I was accused of hoarding recently when a co-worker saw my freshly delivered Freestyle order of eight cans of 100' 35mm Arista Premium film. I felt a bit silly and afflicted as I tried to explain the how and why. There was pity in his eyes as I described the dwindling supply of film and the narrowing of film options by the film manufacturing greats, Kodak and Fuji.

"Well, supply is dwindling..." I began to explain.
"But you said film is not dead." He said.

He was referencing another conversation we had when I made that proclamation in reply to his accusation that I just couldn't let go of film. He had suggested that film was dead, and that I and everyone like me needed to let it go, let it die.

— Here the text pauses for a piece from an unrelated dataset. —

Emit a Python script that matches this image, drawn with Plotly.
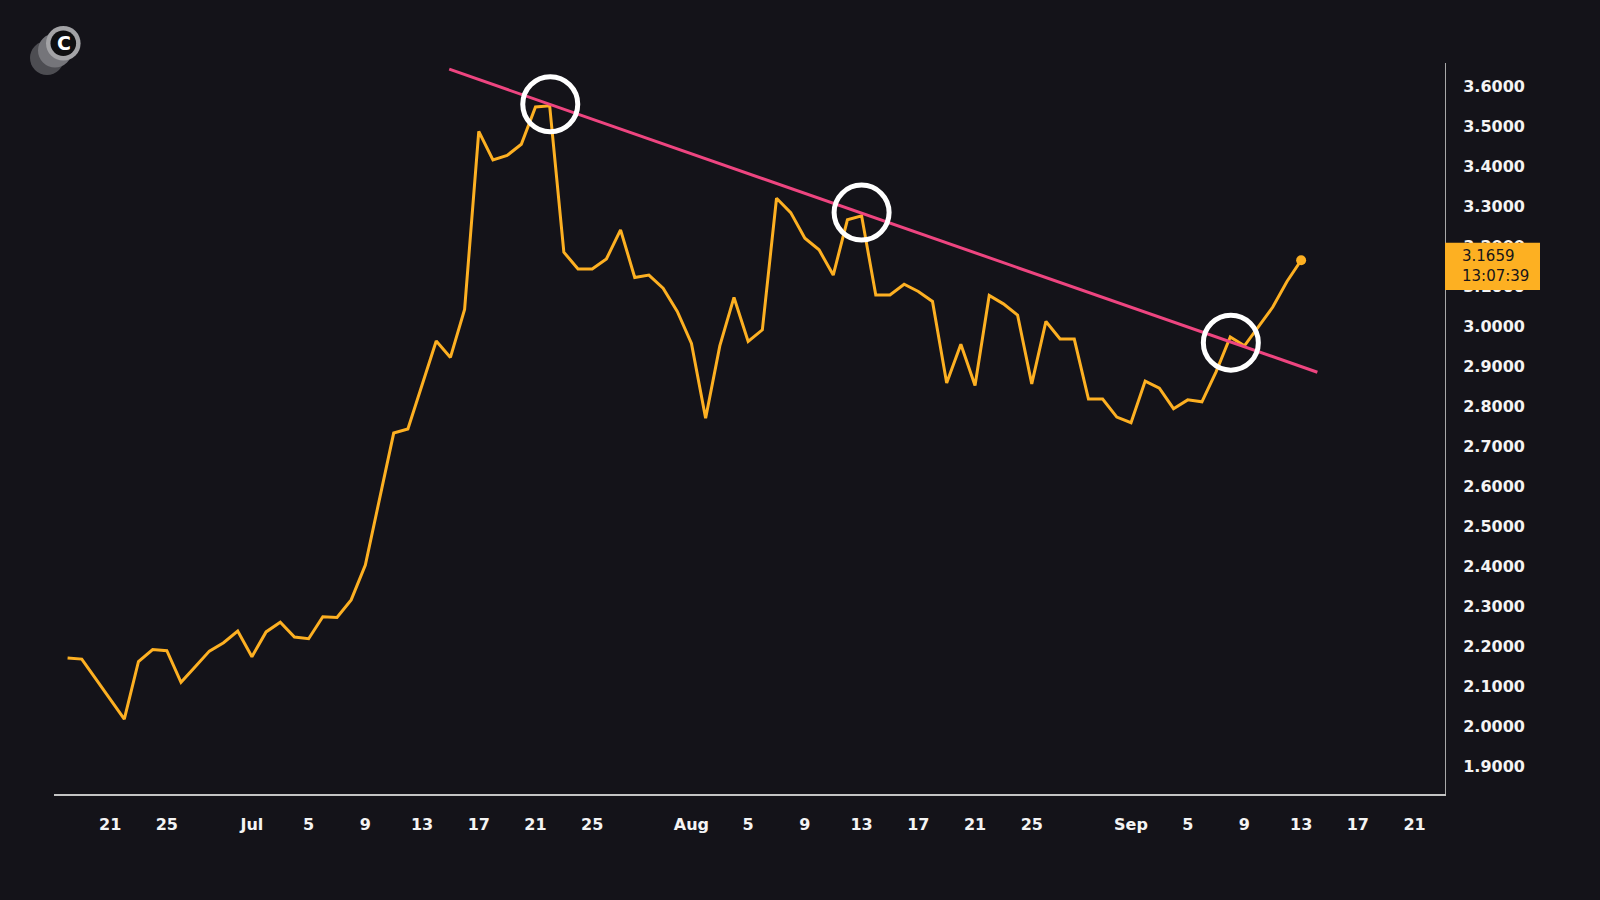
import pandas as pd
import plotly.graph_objects as go

# Daily closes, starting 2025-06-18
start_date = "2025-06-18"
close_prices = [
    2.172, 2.169, 2.119, 2.069, 2.019, 2.163, 2.193, 2.190, 2.111, 2.150,
    2.189, 2.210, 2.239, 2.175, 2.237, 2.261, 2.224, 2.220, 2.275, 2.273,
    2.317, 2.404, 2.565, 2.734, 2.744, 2.854, 2.964, 2.923, 3.043, 3.488,
    3.417, 3.428, 3.456, 3.549, 3.552, 3.186, 3.144, 3.144, 3.169, 3.242,
    3.123, 3.129, 3.096, 3.038, 2.958, 2.771, 2.952, 3.073, 2.963, 2.992,
    3.321, 3.285, 3.221, 3.192, 3.129, 3.267, 3.277, 3.079, 3.079, 3.106,
    3.088, 3.063, 2.859, 2.956, 2.853, 3.078, 3.057, 3.029, 2.857, 3.013,
    2.969, 2.969, 2.819, 2.819, 2.774, 2.760, 2.864, 2.846, 2.795, 2.817,
    2.812, 2.887, 2.974, 2.952, 3.000, 3.049, 3.113, 3.1659,
]
dates = pd.date_range(start_date, periods=len(close_prices), freq="D")

# Descending resistance line and the three touches on it
trend_dates = ["2025-07-14 22:00", "2025-09-14 03:30"]
trend_values = [3.6435, 2.886]
touch_dates = ["2025-07-22 01:00", "2025-08-13 00:00", "2025-09-08 01:00"]
touch_values = [3.556, 3.285, 2.960]

last_price_text = "3.1659"
last_time_text = "13:07:39"

x_tick_dates = [
    "2025-06-21", "2025-06-25", "2025-07-01", "2025-07-05", "2025-07-09",
    "2025-07-13", "2025-07-17", "2025-07-21", "2025-07-25", "2025-08-01",
    "2025-08-05", "2025-08-09", "2025-08-13", "2025-08-17", "2025-08-21",
    "2025-08-25", "2025-09-01", "2025-09-05", "2025-09-09", "2025-09-13",
    "2025-09-17", "2025-09-21",
]
x_tick_text = [
    "21", "25", "Jul", "5", "9", "13", "17", "21", "25", "Aug",
    "5", "9", "13", "17", "21", "25", "Sep", "5", "9", "13", "17", "21",
]
y_tick_values = [1.9, 2.0, 2.1, 2.2, 2.3, 2.4, 2.5, 2.6, 2.7, 2.8,
                 2.9, 3.0, 3.1, 3.2, 3.3, 3.4, 3.5, 3.6]

BG = "#141319"
ORANGE = "#FDB022"
PINK = "#EE4580"
TEXT = "#F4F4F4"
FONT = "DejaVu Sans"

fig = go.Figure()

fig.add_trace(go.Scatter(
    x=dates, y=close_prices, mode="lines",
    line=dict(color=ORANGE, width=3), hoverinfo="skip",
))
fig.add_trace(go.Scatter(
    x=trend_dates, y=trend_values, mode="lines",
    line=dict(color=PINK, width=3), hoverinfo="skip",
))
fig.add_trace(go.Scatter(
    x=touch_dates, y=touch_values, mode="markers",
    marker=dict(symbol="circle-open", size=55, color="white",
                line=dict(color="white", width=5)),
    hoverinfo="skip",
))
fig.add_trace(go.Scatter(
    x=[dates[-1]], y=[close_prices[-1]], mode="markers",
    marker=dict(size=10, color=ORANGE), hoverinfo="skip",
))

# Last-price badge on the price scale
fig.add_shape(
    type="rect", xref="paper", yref="y",
    xsizemode="pixel", xanchor=1, x0=0, x1=95,
    ysizemode="pixel", yanchor=close_prices[-1], y0=-29.7, y1=17.6,
    fillcolor=ORANGE, line=dict(width=0), layer="above",
)
fig.add_annotation(
    xref="paper", yref="y", x=1, y=close_prices[-1],
    xanchor="left", yanchor="middle", xshift=15, yshift=-6,
    text=f"{last_price_text}<br>{last_time_text}", align="left",
    showarrow=False, font=dict(family=FONT, size=15, color="#16151a"),
)

# Logo: stacked discs with a "C" badge
for dx, dy, r, col in [(-7, 5, 17, "#4d4d52"), (1, 12.5, 17, "#75757a"),
                       (9.3, 19.7, 17.3, "#a3a3a6"), (9.3, 19.7, 12.8, "#0e0e10")]:
    fig.add_shape(
        type="circle", xref="paper", yref="paper",
        xsizemode="pixel", xanchor=0, x0=dx - r, x1=dx + r,
        ysizemode="pixel", yanchor=1, y0=dy - r, y1=dy + r,
        fillcolor=col, line=dict(width=0), layer="above",
    )
fig.add_annotation(
    xref="paper", yref="paper", x=0, y=1, xshift=9.8, yshift=19.7,
    xanchor="center", yanchor="middle", text="<b>C</b>", showarrow=False,
    font=dict(family=FONT, size=19, color="white"),
)

fig.update_layout(
    width=1600, height=900,
    paper_bgcolor=BG, plot_bgcolor=BG,
    margin=dict(l=54, r=155, t=63, b=106, autoexpand=False),
    showlegend=False, hovermode=False,
    font=dict(family=FONT, color=TEXT),
    xaxis=dict(
        type="date", range=["2025-06-17 01:00", "2025-09-23 03:30"],
        tickmode="array", tickvals=x_tick_dates, ticktext=x_tick_text,
        showgrid=False, zeroline=False, ticks="",
        showline=True, linecolor="#c4c4c4", linewidth=1.5,
        tickfont=dict(family=FONT, size=16, color=TEXT, weight="bold"),
        ticklabelstandoff=15,
    ),
    yaxis=dict(
        side="right", range=[1.8318, 3.659],
        tickmode="array", tickvals=y_tick_values, tickformat=".4f",
        showgrid=False, zeroline=False, ticks="",
        showline=True, linecolor="#a8a8a8", linewidth=1,
        tickfont=dict(family=FONT, size=16, color=TEXT, weight="bold"),
        ticklabelstandoff=14,
    ),
)

fig.write_html("out.html")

"If it's not dead, then what's the rush, why hoard the stuff?" he asked.
"I'm not hoarding." I said.
I checked the space behind me for cats.
"I'm stocking up." I added.

He was persistent, just like everyone else who seems to want the demise of film.

"So was there a sale on this stuff?" he asked, picking up one of the cans and examining the label with a disgusted look.
I relieved him of the offending object and placed it back in the stack with its brethren.

"No." I replied.
"Well, sort of.."

You see, it's been a worst kept secret amongst film photographers for some time now that Freestyle's Arista Premium films are actually rebranded and repackaged Kodak film. Specifically, Arista Premium 400 is allegedly Tri-X, and Premium 100 is supposedly Plus-X. Many swear by this. On a couple of forums, the tale has persisted about the friends of friends who have the ability to test and compare the emulsions of both the Arista films and Kodak films using "scientific methods".
From a post on RFF:
Arista Premium IS plus-x. There's no question it is, the film is American Made, has the same dev times as Plus-X and there were even a couple of chemists on APUG who tested the emulsion scientifically and determined it was chemically identical to plus-x. Arista Premium 400 is Tri-X and was verified the same way.
There's also the group who are out shooting and working with the film (including yours truly) and who have noted the similarity. If that's not enough, then Freestyle's shrouded message on their website about "a new partnership with a major film manufacturer" should get the ol' conspiracy juices flowing.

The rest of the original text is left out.